Logs
The log is the record of everything the monitor does: each check it runs against a resource, each threshold it crosses, and any error it hits along the way. It is where you confirm that rules are running, and where you look first when an expected alert did not fire.
Each entry is timestamped and tagged with a type, the kind of event it records. When it relates to a specific resource, the entry also names the service and metric it read from. Alongside a short summary, every entry keeps its full payload, including any error message, so a check that failed or a notification that did not send shows exactly what went wrong.
Entry types
- Check Completed: the monitor finished evaluating a resource. Each enabled rule is checked on its own interval (one minute by default), so a healthy rule leaves a Check Completed entry on that cadence, and a gap in them is itself a signal something is wrong. The entry records the metric value that was read. If the metric could not be read, for example because the service was unreachable, the error is recorded on the entry instead.
- Threshold Crossed: a threshold was crossed during a check. The expanded row shows the metric value at the time, the threshold name and comparison that fired, and which actions ran. When a value crosses several thresholds at once, only the nearest one runs its actions; the others are recorded here as crossed but skipped, with the reason.
- Action Triggered: an action ran in response to a crossed threshold. The entry names the action and records its outcome, so you can confirm a notification was delivered or see why it failed, such as an invalid SendGrid key or an unreachable webhook URL.
- Alert Resolved: a metric that was over a threshold returned to the normal side of the line, clearing the active alert. This is what drops a rule out of the Overview's Active alerts count.
Finding entries
Use the search box to filter the list, and the time-range buttons to scope it to a window: 1h, 6h, 24h, 7d, or 30d. Narrow the window to focus on a recent incident, or widen it to confirm a rule has been running over time.
Troubleshooting
A rule is enabled but no Check Completed entries appear. Check the system entries for a validation error on that rule. A threshold with no action configured is a common cause: the rule fails at load time and never starts evaluating.

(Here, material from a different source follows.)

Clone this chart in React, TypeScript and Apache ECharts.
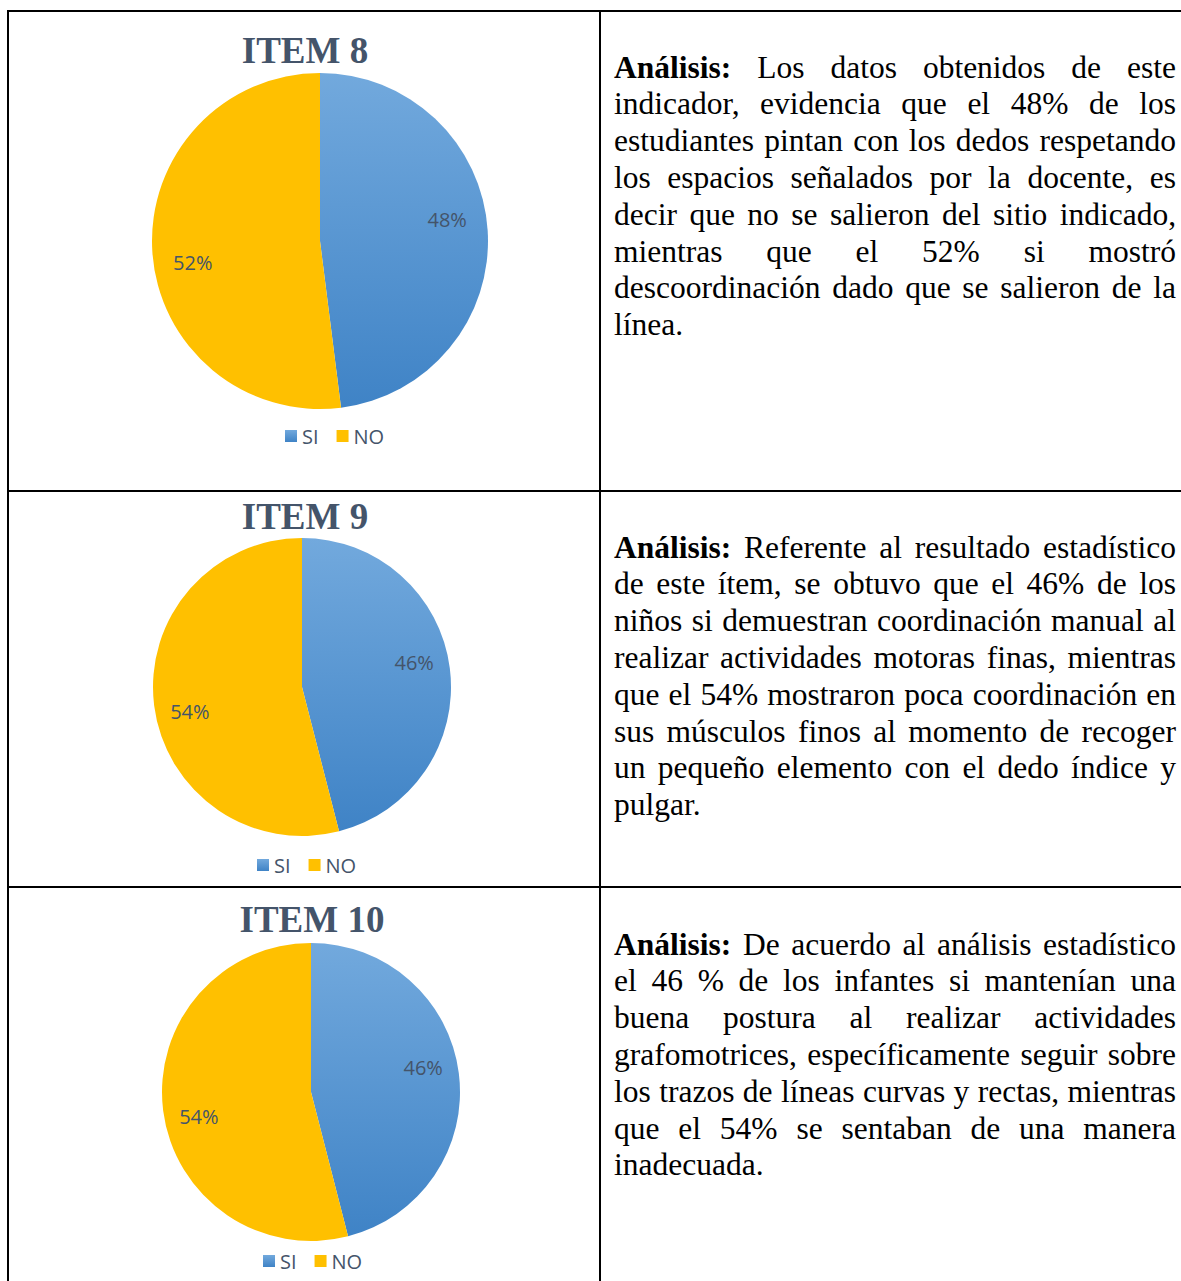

An alert fired but no notification arrived. Find the Action Triggered entry for that event and expand it. Its outcome shows whether the action ran and any delivery error. Verify the action's credentials (SendGrid key, Twilio SID, webhook URL) on the Actions page.
An alert is not firing even though the metric looks high. Open a Check Completed entry for that rule and check the metric value the monitor recorded. If the value is lower than expected, the alert is working correctly: the metric value at check time may differ from what you see in another tool. If no Check Completed entries exist for the rule, see the first point above.
Use cases
- Confirm a new alert is being checked as expected.
- Find out why an alert did not fire, for example a metric that could not be read.
- Trace what happened around an incident, using the time and detail of each entry.